Aubes presents an original and striking experience, playing with the effects of retinal persistence and the critical threshold of perception. This is one of Alexis Langevin-Tétrault and Guillaume Côté’s most unique audiovisual creations, both dazzling and accessible. It is an open door to their imagination, from which emerges a certain exalted euphoria.
This project is supported by Canada Council for the Arts and Quebec Council for the Arts, artist-run centres Avatar and Daïmôn in Canada, and Elektron Musik Studion (EMS) in Sweden.
Alexis Langevin-Tétrault is an interdisciplinary artist based in Montreal. He has contributed to a variety of projects such as the collectives Falaises, DATANOISE and QUADr, in addition to solo audiovisual performances such as Hypercube (one) and Interférences (String Network). He performed on the best stages of digital art at such as Ars Electronica, ISEA and Mutek. His current work explores the concept of corporality and is characterized by the design of audiovisual devices, conceptual and social thinking, scenographic and dramaturgic work, and physical performance.

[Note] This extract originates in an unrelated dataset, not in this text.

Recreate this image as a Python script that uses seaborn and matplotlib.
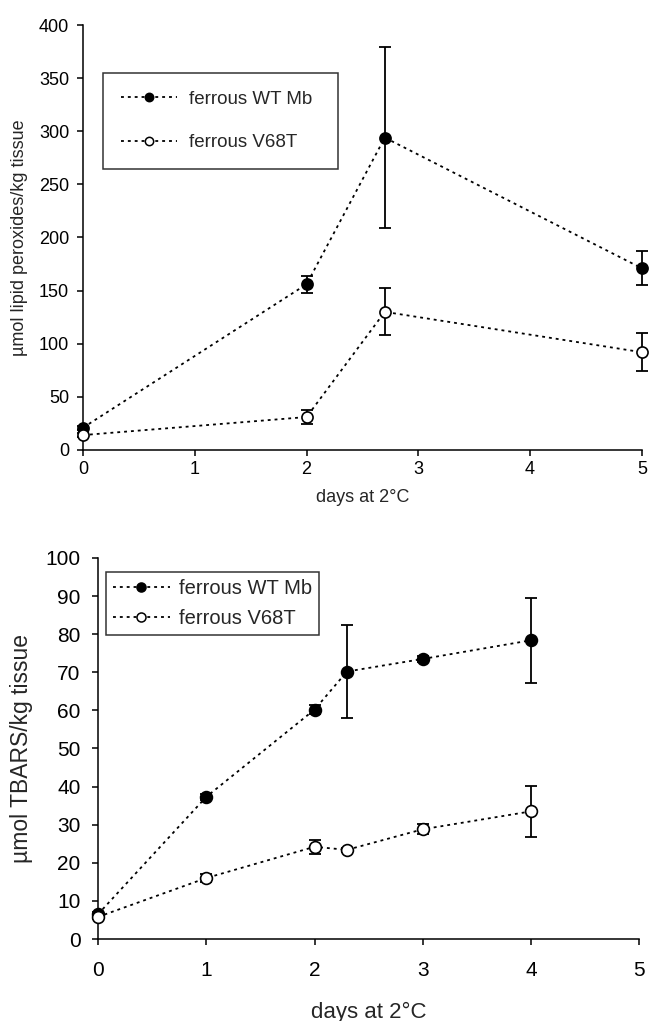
import matplotlib
matplotlib.use("Agg")
import matplotlib.pyplot as plt
import seaborn as sns
from matplotlib.lines import Line2D

sns.set_theme(style="ticks")
plt.rcParams["font.family"] = ["Liberation Sans", "DejaVu Sans"]

# Lipid peroxides (top panel)
lp_days_wt = [0, 2, 2.7, 5]
lp_wt = [21, 156, 294, 171]
lp_wt_err = [2, 8, 85, 16]
lp_days_v68t = [0, 2, 2.7, 5]
lp_v68t = [14, 31, 130, 92]
lp_v68t_err = [2, 7, 22, 18]

# TBARS (bottom panel)
tb_days_wt = [0, 1, 2, 2.3, 3, 4]
tb_wt = [6.5, 37.3, 60.2, 70.2, 73.5, 78.4]
tb_wt_err = [0.5, 0.8, 1.2, 12.3, 0.8, 11.2]
tb_days_v68t = [0, 1, 2, 2.3, 3, 4]
tb_v68t = [5.8, 16.0, 24.2, 23.4, 28.8, 33.5]
tb_v68t_err = [0.5, 1.0, 1.8, 0.5, 1.3, 6.6]

series_labels = ["ferrous WT Mb", "ferrous V68T"]
xlabel = "days at 2°C"
ylabel_top = "µmol lipid peroxides/kg tissue"
ylabel_bottom = "µmol TBARS/kg tissue"

fig = plt.figure(figsize=(6.49, 10.21), dpi=100)
ax1 = fig.add_axes([0.128, 0.5593, 0.861, 0.4162])
ax2 = fig.add_axes([0.151, 0.0803, 0.834, 0.3732])

dot = (0, (1.6, 2.2))


def draw_series(ax, x, y, err, face, label, ms):
    sns.lineplot(x=x, y=y, ax=ax, color="black", linestyle=dot, linewidth=1.3,
                 marker="o", markersize=ms, markerfacecolor=face,
                 markeredgecolor="black", markeredgewidth=1.2,
                 label=label, legend=False, clip_on=False, zorder=3)
    ax.errorbar(x, y, yerr=err, fmt="none", ecolor="black", elinewidth=1.3,
                capsize=4, capthick=1.3, clip_on=False, zorder=2)


def legend_handles(ms):
    return [Line2D([0], [0], color="black", linestyle=dot, linewidth=1.3,
                   marker="o", markersize=ms, markerfacecolor=f,
                   markeredgecolor="black", markeredgewidth=1.1)
            for f in ("black", "white")]


def style_axes(ax, fs, xpad, ypad, ticklen):
    for side in ("top", "right"):
        ax.spines[side].set_visible(False)
    for side in ("left", "bottom"):
        ax.spines[side].set_linewidth(1.1)
        ax.spines[side].set_color("black")
    ax.tick_params(axis="both", direction="out", length=ticklen, width=1.1,
                   colors="black", labelsize=fs)
    ax.tick_params(axis="x", pad=xpad)
    ax.tick_params(axis="y", pad=ypad)


# Top panel
draw_series(ax1, lp_days_wt, lp_wt, lp_wt_err, "black", series_labels[0], 8)
draw_series(ax1, lp_days_v68t, lp_v68t, lp_v68t_err, "white", series_labels[1], 8)
ax1.set_xlim(0, 5)
ax1.set_ylim(0, 400)
ax1.set_xticks(range(0, 6))
ax1.set_yticks(range(0, 401, 50))
style_axes(ax1, 13, 4, 6, 4)
ax1.set_xlabel(xlabel, fontsize=13, labelpad=8)
ax1.set_ylabel(ylabel_top, fontsize=13, labelpad=8)
leg1 = ax1.legend(legend_handles(6), series_labels, loc="upper left",
                  bbox_to_anchor=(0.036, 0.887, 0.42, 0), mode="expand",
                  frameon=True, fancybox=False,
                  edgecolor="black", fontsize=13.5, handlelength=3.0,
                  labelspacing=1.4, borderpad=0.95, handletextpad=0.6,
                  borderaxespad=0)
leg1.get_frame().set_linewidth(1.1)

# Bottom panel
draw_series(ax2, tb_days_wt, tb_wt, tb_wt_err, "black", series_labels[0], 8.5)
draw_series(ax2, tb_days_v68t, tb_v68t, tb_v68t_err, "white", series_labels[1], 8.5)
ax2.set_xlim(0, 5)
ax2.set_ylim(0, 100)
ax2.set_xticks(range(0, 6))
ax2.set_yticks(range(0, 101, 10))
style_axes(ax2, 15, 11, 8, 4.5)
ax2.set_xlabel(xlabel, fontsize=16, labelpad=16)
ax2.set_ylabel(ylabel_bottom, fontsize=16.5, labelpad=9)
leg2 = ax2.legend(legend_handles(6.5), series_labels, loc="upper left",
                  bbox_to_anchor=(0.015, 0.963), frameon=True, fancybox=False,
                  edgecolor="black", fontsize=14.5, handlelength=2.8,
                  labelspacing=0.55, borderpad=0.35, handletextpad=0.45,
                  borderaxespad=0)
leg2.get_frame().set_linewidth(1.1)

fig.savefig("out.png", dpi=100, facecolor="white")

Influenced by his surroundings, sound artist Guillaume Côté explores, through a mixture of concrete, synthetic and vocal materials, the territorial, linguistic and social dynamics specific to Quebec. Eclectic, his artistic research is based not only on the encounter with the Other through a musical discourse with narrative or informative aims, but also on the abstraction induced by modular systems. Avid for collaborations, he is co-founder of the digital audio creation company Trames (2016), of the Falaises collective (2017), and of the duo Aubes (2022), in addition to occupying the position of technical director at Avatar, an artist-run center based in Quebec, Canada.

- Soap Bubbles” Floris Vanhoof : A laser shines through soap bubbles and 2 diodes listen to the lightwaves that are bend through the ever changing surfaces. Bursting bubbles make dynamic pops and photons diffracted through microscopic movements of liquid soap make glissandi.
An LED (light-emitting diode) emits light when an electrical current passes through. Here this process is reversed and the diode detects light. When light shines onto the diode, the current passes through (in the opposite direction) and we hear the amplified current.
Light travels through space as a wave. When a wave travels through a medium, certain random variations of that medium can cause the wave to spread out. This changes with time as the bubbles age and thin.
When the mediums random structure is larger than the lasers wavelength, nonlinear optical phenomena, sometimes not unlike the recently discovered branched flow of light” can be seen and heard.
Floris Vanhoof combines homemade musical circuits and abandoned projection technologies for installations, expanded cinema performances, films and music releases.
Translating the one medium to the other to find how our perception operates and which new perspectives appear.
Part of my practice is to carefully dose sounds and visuals.
Considering how much to show or let hear and what to omit.
Subtly overloading our perception so our imagination goes to work.
Looking inside and outside.
Creating small problems that put big ones into context.